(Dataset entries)
----

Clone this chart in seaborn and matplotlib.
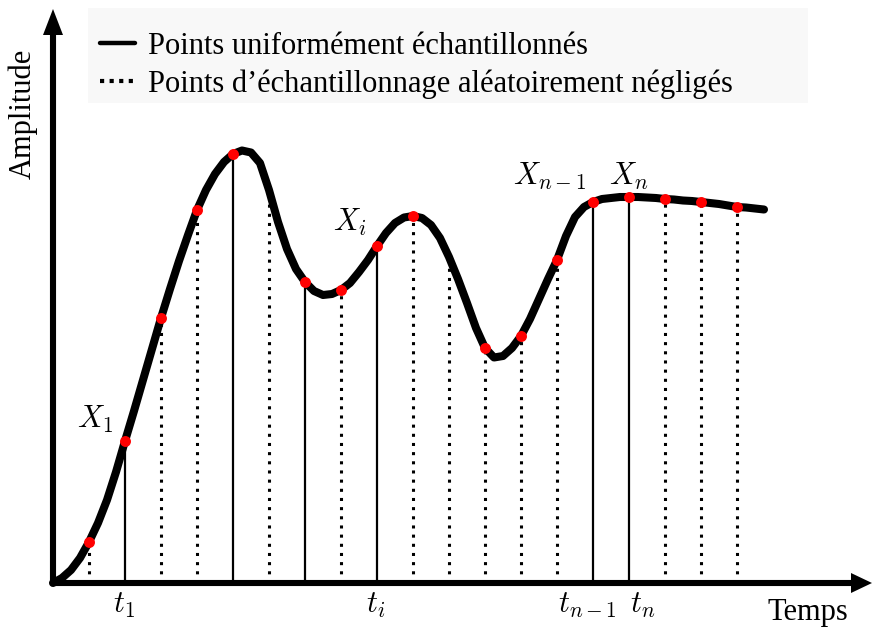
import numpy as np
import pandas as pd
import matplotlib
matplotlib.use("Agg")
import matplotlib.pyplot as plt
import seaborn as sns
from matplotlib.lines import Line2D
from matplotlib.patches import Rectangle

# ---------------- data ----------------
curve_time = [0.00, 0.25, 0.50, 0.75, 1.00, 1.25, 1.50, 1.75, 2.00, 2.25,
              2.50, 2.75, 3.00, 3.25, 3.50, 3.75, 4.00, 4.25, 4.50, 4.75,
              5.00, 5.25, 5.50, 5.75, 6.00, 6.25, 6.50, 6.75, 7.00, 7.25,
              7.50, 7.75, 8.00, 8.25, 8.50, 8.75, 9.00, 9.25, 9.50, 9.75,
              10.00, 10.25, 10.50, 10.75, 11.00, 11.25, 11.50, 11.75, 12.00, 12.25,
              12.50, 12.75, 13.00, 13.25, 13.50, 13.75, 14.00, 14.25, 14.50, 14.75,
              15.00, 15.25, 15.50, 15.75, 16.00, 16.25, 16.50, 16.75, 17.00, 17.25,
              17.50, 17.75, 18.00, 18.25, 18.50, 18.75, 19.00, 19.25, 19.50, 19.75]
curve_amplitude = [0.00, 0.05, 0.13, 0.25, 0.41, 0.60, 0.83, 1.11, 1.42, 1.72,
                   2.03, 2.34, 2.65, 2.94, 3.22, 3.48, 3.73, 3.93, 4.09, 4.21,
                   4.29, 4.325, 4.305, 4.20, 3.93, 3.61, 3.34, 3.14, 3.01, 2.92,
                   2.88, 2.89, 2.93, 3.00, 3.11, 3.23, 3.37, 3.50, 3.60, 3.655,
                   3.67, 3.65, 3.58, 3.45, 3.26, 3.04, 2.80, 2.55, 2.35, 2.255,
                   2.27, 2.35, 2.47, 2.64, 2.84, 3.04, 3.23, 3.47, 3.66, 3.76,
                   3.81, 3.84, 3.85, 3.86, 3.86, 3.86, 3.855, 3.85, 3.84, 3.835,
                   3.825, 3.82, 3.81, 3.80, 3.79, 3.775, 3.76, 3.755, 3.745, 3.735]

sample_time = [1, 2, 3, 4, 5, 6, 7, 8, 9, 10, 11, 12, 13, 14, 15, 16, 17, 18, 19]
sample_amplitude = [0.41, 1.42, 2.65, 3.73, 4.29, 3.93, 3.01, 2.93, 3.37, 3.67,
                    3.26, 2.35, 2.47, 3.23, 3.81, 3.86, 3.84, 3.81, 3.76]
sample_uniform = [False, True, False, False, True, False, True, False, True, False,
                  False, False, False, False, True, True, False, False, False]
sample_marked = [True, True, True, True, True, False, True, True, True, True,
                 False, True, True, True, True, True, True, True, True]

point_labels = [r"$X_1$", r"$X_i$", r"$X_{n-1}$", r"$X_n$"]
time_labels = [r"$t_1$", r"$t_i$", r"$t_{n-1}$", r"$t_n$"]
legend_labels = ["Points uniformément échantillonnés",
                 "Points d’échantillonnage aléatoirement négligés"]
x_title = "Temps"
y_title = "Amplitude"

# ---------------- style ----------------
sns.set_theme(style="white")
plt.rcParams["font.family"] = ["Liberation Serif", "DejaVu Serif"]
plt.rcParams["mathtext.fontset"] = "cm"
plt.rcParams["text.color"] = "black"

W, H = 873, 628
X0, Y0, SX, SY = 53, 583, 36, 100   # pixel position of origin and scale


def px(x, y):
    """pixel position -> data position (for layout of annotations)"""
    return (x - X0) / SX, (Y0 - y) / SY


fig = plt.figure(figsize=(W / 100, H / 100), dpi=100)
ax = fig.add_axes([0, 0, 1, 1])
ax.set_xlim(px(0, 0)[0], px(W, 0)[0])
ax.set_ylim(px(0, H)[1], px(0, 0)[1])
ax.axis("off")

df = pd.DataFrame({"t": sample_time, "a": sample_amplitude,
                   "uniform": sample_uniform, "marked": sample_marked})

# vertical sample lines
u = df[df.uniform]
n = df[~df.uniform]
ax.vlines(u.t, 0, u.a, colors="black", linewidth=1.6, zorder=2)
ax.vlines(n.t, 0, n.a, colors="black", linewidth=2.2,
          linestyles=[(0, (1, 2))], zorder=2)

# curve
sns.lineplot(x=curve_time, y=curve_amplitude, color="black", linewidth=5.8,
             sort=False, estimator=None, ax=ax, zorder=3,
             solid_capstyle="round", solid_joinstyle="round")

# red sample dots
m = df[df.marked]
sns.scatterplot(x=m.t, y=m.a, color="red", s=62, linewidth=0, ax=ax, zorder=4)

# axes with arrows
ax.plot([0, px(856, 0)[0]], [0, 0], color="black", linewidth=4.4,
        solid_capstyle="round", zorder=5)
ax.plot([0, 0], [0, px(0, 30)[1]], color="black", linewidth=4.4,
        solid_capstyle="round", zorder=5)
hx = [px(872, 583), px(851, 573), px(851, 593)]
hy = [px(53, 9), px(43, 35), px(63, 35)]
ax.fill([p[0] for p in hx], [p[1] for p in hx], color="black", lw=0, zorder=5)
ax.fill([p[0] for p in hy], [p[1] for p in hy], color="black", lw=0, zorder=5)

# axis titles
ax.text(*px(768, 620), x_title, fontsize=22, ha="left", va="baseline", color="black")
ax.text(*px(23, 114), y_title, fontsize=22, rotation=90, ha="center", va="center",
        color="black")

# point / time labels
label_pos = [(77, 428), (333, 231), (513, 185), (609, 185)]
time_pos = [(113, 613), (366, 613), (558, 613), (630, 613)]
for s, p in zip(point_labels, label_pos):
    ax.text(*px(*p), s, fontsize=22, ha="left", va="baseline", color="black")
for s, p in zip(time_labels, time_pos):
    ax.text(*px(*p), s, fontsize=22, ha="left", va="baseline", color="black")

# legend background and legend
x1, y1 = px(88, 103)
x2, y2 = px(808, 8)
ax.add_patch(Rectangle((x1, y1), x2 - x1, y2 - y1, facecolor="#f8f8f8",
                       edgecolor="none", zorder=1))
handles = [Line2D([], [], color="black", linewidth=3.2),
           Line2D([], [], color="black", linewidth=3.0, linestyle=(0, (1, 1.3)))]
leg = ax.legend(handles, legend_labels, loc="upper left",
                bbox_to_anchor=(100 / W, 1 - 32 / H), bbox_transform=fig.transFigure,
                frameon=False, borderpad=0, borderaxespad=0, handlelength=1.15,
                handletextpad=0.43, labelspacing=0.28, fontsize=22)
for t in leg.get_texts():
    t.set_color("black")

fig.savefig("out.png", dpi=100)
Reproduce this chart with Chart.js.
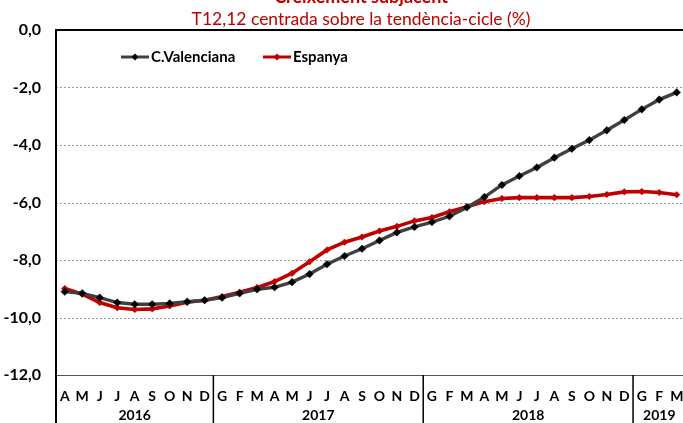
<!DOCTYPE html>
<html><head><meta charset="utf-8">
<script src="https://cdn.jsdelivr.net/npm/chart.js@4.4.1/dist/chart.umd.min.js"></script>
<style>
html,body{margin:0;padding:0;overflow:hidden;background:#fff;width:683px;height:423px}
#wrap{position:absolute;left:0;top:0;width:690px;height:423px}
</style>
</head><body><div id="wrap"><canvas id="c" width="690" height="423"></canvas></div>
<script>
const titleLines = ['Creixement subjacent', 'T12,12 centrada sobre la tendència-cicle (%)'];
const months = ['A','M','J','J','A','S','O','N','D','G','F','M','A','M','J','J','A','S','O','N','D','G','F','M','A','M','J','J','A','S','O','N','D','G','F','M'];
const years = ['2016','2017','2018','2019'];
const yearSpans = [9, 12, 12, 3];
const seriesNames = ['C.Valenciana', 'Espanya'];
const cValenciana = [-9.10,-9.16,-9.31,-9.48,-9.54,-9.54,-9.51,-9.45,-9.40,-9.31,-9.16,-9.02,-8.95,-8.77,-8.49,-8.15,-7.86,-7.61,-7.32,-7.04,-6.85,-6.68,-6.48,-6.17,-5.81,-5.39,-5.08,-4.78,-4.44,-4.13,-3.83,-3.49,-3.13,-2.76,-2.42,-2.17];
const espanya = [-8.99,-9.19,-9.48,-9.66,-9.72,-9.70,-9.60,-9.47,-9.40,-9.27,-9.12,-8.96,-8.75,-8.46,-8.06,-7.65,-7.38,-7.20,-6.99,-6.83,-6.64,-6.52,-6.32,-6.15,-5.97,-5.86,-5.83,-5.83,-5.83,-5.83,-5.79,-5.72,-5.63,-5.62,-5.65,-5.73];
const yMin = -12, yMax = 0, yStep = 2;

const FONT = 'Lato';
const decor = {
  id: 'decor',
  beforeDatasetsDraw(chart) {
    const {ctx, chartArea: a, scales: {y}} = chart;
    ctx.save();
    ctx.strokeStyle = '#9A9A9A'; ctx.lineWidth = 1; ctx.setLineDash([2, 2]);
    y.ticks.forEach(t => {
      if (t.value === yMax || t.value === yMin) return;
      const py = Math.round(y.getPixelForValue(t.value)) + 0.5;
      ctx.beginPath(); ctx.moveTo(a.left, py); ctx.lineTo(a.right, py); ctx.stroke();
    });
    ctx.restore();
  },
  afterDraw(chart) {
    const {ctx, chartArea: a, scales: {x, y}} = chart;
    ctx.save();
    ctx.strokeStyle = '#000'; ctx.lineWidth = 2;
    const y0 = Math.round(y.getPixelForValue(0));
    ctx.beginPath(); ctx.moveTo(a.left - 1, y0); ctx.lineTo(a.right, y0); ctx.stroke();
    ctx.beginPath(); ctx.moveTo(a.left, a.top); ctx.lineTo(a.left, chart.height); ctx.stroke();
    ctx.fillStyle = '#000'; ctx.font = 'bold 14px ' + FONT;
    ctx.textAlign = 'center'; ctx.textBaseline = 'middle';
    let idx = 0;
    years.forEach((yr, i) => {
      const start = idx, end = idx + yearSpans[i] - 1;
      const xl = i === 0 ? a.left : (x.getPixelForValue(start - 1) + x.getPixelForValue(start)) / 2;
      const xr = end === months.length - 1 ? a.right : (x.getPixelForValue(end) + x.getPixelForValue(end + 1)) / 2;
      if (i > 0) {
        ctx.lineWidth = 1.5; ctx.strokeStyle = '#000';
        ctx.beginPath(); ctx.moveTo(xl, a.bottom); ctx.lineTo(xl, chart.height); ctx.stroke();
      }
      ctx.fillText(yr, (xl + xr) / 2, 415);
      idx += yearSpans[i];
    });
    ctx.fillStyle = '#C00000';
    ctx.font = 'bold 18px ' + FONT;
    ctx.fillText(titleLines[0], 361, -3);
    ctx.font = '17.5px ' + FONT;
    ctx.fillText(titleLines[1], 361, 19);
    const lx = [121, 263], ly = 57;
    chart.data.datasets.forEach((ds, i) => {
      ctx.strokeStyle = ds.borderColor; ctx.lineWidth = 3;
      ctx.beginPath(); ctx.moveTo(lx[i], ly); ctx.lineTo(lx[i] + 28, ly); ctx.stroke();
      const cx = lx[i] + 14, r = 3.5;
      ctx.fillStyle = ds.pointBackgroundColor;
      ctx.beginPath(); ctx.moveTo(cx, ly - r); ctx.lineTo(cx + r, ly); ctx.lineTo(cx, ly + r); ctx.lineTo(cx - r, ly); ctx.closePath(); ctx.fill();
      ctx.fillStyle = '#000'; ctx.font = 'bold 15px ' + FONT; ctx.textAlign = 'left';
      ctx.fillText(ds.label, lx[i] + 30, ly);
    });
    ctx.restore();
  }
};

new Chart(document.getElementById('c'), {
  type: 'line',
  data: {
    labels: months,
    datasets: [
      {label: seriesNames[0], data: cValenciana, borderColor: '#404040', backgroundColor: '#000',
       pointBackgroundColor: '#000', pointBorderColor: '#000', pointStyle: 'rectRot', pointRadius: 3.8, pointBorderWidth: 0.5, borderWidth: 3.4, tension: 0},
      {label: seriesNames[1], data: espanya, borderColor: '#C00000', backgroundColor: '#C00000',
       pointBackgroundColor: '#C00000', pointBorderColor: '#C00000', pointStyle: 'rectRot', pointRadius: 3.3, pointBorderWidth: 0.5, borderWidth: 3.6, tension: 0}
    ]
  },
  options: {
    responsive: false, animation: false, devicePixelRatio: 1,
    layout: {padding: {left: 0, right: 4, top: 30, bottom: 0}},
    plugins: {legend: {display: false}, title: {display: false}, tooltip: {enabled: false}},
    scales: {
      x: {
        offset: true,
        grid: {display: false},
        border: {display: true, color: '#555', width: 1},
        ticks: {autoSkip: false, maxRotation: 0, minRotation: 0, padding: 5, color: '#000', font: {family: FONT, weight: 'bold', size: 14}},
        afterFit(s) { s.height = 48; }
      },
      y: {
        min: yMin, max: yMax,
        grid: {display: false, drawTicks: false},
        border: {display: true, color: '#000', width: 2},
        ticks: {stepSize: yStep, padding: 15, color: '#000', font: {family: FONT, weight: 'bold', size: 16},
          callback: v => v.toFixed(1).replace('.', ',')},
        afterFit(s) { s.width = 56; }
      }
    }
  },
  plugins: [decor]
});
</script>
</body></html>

----

**WHAT YOU NEED TO DO**
Please quote only the span of lines whose first line contains "Reproduce this chart with Chart.js." and whose last line contains "const yMin = -12, yMax = 0, yStep = 2;", leaving every picture out.

**RESULT FOR THIS TASK**
Reproduce this chart with Chart.js.
<!DOCTYPE html>
<html><head><meta charset="utf-8">
<script src="https://cdn.jsdelivr.net/npm/chart.js@4.4.1/dist/chart.umd.min.js"></script>
<style>
html,body{margin:0;padding:0;overflow:hidden;background:#fff;width:683px;height:423px}
#wrap{position:absolute;left:0;top:0;width:690px;height:423px}
</style>
</head><body><div id="wrap"><canvas id="c" width="690" height="423"></canvas></div>
<script>
const titleLines = ['Creixement subjacent', 'T12,12 centrada sobre la tendència-cicle (%)'];
const months = ['A','M','J','J','A','S','O','N','D','G','F','M','A','M','J','J','A','S','O','N','D','G','F','M','A','M','J','J','A','S','O','N','D','G','F','M'];
const years = ['2016','2017','2018','2019'];
const yearSpans = [9, 12, 12, 3];
const seriesNames = ['C.Valenciana', 'Espanya'];
const cValenciana = [-9.10,-9.16,-9.31,-9.48,-9.54,-9.54,-9.51,-9.45,-9.40,-9.31,-9.16,-9.02,-8.95,-8.77,-8.49,-8.15,-7.86,-7.61,-7.32,-7.04,-6.85,-6.68,-6.48,-6.17,-5.81,-5.39,-5.08,-4.78,-4.44,-4.13,-3.83,-3.49,-3.13,-2.76,-2.42,-2.17];
const espanya = [-8.99,-9.19,-9.48,-9.66,-9.72,-9.70,-9.60,-9.47,-9.40,-9.27,-9.12,-8.96,-8.75,-8.46,-8.06,-7.65,-7.38,-7.20,-6.99,-6.83,-6.64,-6.52,-6.32,-6.15,-5.97,-5.86,-5.83,-5.83,-5.83,-5.83,-5.79,-5.72,-5.63,-5.62,-5.65,-5.73];
const yMin = -12, yMax = 0, yStep = 2;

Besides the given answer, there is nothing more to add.